Güneş ve rüzgar gibi yenilenebilir enerji kaynaklarından elektrik, su ve havadan CO2 yardımıyla üretilen e-yakıtların geleneksel yakıtların aksine, ilave CO2 salınımı yapmadıkları ve iklim nötr olduğu iddia ediliyor. Günümüzün içten yanmalı motorlarıyla uyumlulukları sayesinde araçlara, uçaklara ve gemilere de güç sağlayabileceği kaydedilen sentetik e-yakıtların maliyetlerinin ise geleneksel petrol ürünlerine göre daha pahalı olduğu biliniyor.
Elektrikli araçlarda enerji bağımlılığı riski
Yine bu hafta içinde ACEA tarafından Avrupa Birliği’ne yapılan rekabette geri kalmama uyarısı ve her ne kadar karbonsuz ulaşımda geleceğin teknolojisi olarak görülse de batarya elektrikli araçlarla ilgili soru işaretleri son gelişmeleri tetikliyor olabilir. Bugüne kadar petrol ürünlerine olan ihtiyaçları yüzünden gerçek anlamda enerji bağımsızlıklarını ilan edemeyen bazı ülkeler teknolojide bu dönüşümde farklı bir yol çizmek istiyorlar. Özellikle Rusya-Ukrayna savaşıyla birlikte enerji bağımlılığını acı bir şekilde deneyimleyen bazı Avrupalı devletler gelecekte batarya üretiminde kullanılan ve ağırlıklı olarak Güney Amerika Çin’de bulunan hammaddeler için de ithalata bağımlı kalmak istemedikleri için alternatif yakıt teknolojilerindeki AR-GE çalışmalarına devam ediyorlar.
Özellikle ticari araçlar için hidrojen teknolojisi uzun vadeli gelecekte en iyi alternatif olarak görülürken ve bu alandaki örnek sayıları artarken biyogaz ve metan gibi seçenekler de masada kalmaya devam ediyor.
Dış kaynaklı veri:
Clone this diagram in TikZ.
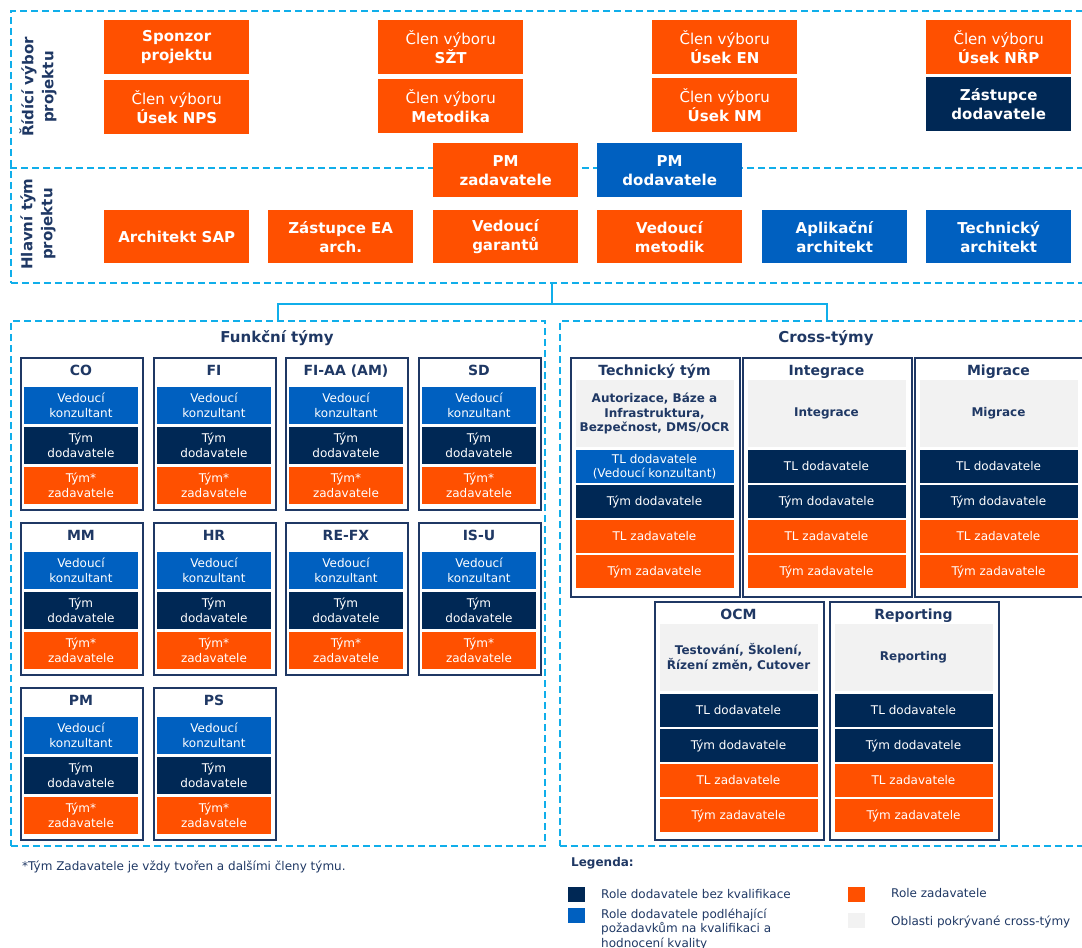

Bugüne kadar fazla gündemde olmayan sentetik olmayan e-yakıtların da alternatif yakıt masasında bulunmasını isteyen Almanya ve destekçi ülkelerin AB kararı öncesi yaptıkları hamle bu stratejinin bir parçası olabilir.
Ancak yine de karbonsuz yeşil araçlara geçişin katmanlı sürecinin sadece çevre hassasiyeti ve teknolojinin ötesinde farklı sebeplerle de şekillenebileceğini gösteriyor.